Ian James Brayshaw (born 14 January 1942) is a former Australian sportsman. He played both Australian rules football and cricket. Both his sons, Mark and James, were noted athletes in their respective sports, and three of his grandsons have been members of AFL squads.

== Career ==

=== Football ===
He played Australian rules football at a high level, winning a premiership with in the Western Australian Football League (WAFL), but is best known for his cricket career.

=== Cricket ===
A right-handed all-rounder, Brayshaw played over 100 first-class games for Western Australia, and captained the side on several occasions.
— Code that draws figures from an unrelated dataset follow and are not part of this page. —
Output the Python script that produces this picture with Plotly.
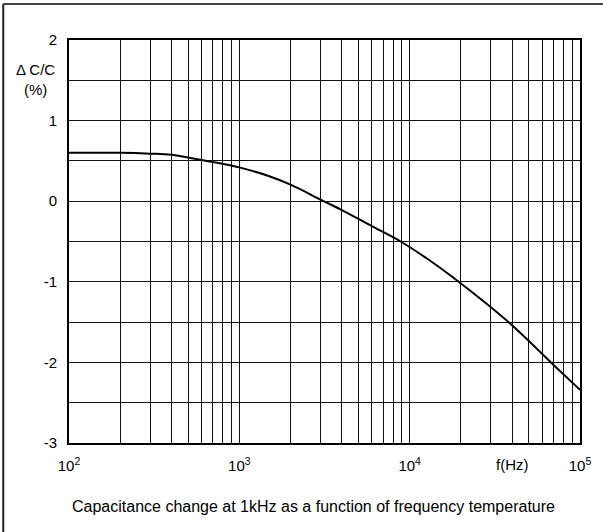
import plotly.graph_objects as go

freq_hz = [100, 200, 300, 400, 600, 870, 1000, 1500, 2000, 3000, 4000, 6000, 8850, 13000, 19400, 38000, 67500, 100000]
delta_c_pct = [0.60, 0.60, 0.59, 0.575, 0.51, 0.45, 0.42, 0.31, 0.205, 0.02, -0.11, -0.31, -0.50, -0.73, -1.00, -1.50, -2.00, -2.34]

x_major = [100, 1000, 10000, 100000]
x_major_text = ["10<sup>2</sup>", "10<sup>3</sup>", "10<sup>4</sup>", "10<sup>5</sup>"]
x_minor = [m * d for d in (100, 1000, 10000) for m in range(2, 10)]
y_major = [-3, -2, -1, 0, 1, 2]
y_major_text = ["-3", "-2", "-1", "0", "1", "2"]
y_minor = [-2.5, -1.5, -0.5, 0.5, 1.5]

W, H = 603, 532
L, R, T, B = 69, 21, 40, 89
pw, ph = W - L - R, H - T - B

def px(xp):
    return (xp - L) / pw

def py(yp):
    return (H - B - yp) / ph

font = dict(family="Liberation Sans, Arial, sans-serif", size=16, color="#000")
tfont = dict(family="Liberation Sans, Arial, sans-serif", size=15, color="#000")

fig = go.Figure()
fig.add_trace(go.Scatter(x=freq_hz, y=delta_c_pct, mode="lines",
                         line=dict(color="#000", width=2, shape="spline", smoothing=1.0),
                         showlegend=False, hoverinfo="skip"))

fig.update_layout(
    width=W, height=H,
    margin=dict(l=L, r=R, t=T, b=B),
    paper_bgcolor="white", plot_bgcolor="white",
    font=font,
    xaxis=dict(type="log", range=[2, 5], tickvals=x_major, ticktext=x_major_text,
               showgrid=True, gridcolor="#111", gridwidth=1,
               minor=dict(tickvals=x_minor, showgrid=True, gridcolor="#111", gridwidth=1, ticks=""),
               showline=True, linecolor="#000", linewidth=2, mirror=True,
               ticks="", ticklabelstandoff=8, zeroline=False, tickfont=tfont),
    yaxis=dict(range=[-3, 2], tickvals=y_major, ticktext=y_major_text,
               showgrid=True, gridcolor="#111", gridwidth=1,
               minor=dict(tickvals=y_minor, showgrid=True, gridcolor="#111", gridwidth=1, ticks=""),
               showline=True, linecolor="#000", linewidth=2, mirror=True,
               ticks="", ticklabelstandoff=7, zeroline=False, tickfont=tfont),
)

fig.add_annotation(x=px(35), y=py(79), xref="paper", yref="paper",
                   text="Δ C/C<br>(%)", showarrow=False, font=tfont,
                   xanchor="center", yanchor="middle", align="center")
fig.add_annotation(x=px(514), y=py(464), xref="paper", yref="paper",
                   text="f(Hz)", showarrow=False, font=tfont,
                   xanchor="center", yanchor="middle")
fig.add_annotation(x=px(314), y=py(506), xref="paper", yref="paper",
                   text="Capacitance change at 1kHz as a function of frequency temperature",
                   showarrow=False, font=font, xanchor="center", yanchor="middle")

# outer frame (top and left edges visible)
fig.add_shape(type="line", xref="paper", yref="paper", x0=px(3), x1=px(610), y0=py(4), y1=py(4),
              line=dict(color="#444", width=2))
fig.add_shape(type="line", xref="paper", yref="paper", x0=px(3), x1=px(3), y0=py(4), y1=py(540),
              line=dict(color="#222", width=2))

fig.write_html("out.html", config={"displayModeBar": False},
               post_script="document.body.style.margin='0';document.body.style.overflow='hidden';")
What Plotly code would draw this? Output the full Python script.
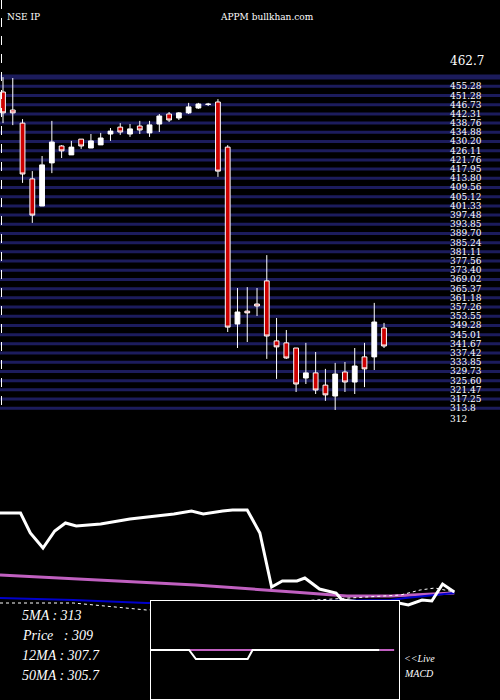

Against Victoria during the 1967–68 Sheffield Shield season, he accomplished one of cricket's rarest feats, taking ten wickets in an innings. He is the most recent Australian to do so, as of June 2024.

=== Media ===
Brayshaw later worked in the media with ABC and Channel Ten in Western Australia. He was the expert commentator on ABC Radio when Trevor Chappell bowled the infamous underarm ball during a one-day match between Australia and New Zealand.

=== Writing ===
Brayshaw has co-authored several sporting books, including The ABC of Cricket; The Black Pearl: No Regrets; Caught Marsh, Bowled Lillee: The Legend Lives On; The Elements of Cricket; and Round The Wicket: A Selection of Cricket Stories. In 2021, he self-published his first novel, a romance novel entitled Terms of Repayment.

== Family ==
Brayshaw is the father of James Brayshaw, a former state cricketer with Western Australia and South Australia, media personality on Seven Network, and former chairman of the North Melbourne Football Club; and Mark Brayshaw, a former Claremont and North Melbourne footballer. Mark's sons Angus, Andrew and Hamish have all been on AFL squads, with the latter being delisted at the end of the 2020 AFL season.

In an accident on 20 September 2006, his 36-year-old daughter Sally was killed instantly after the facade of her garage collapsed on top of her.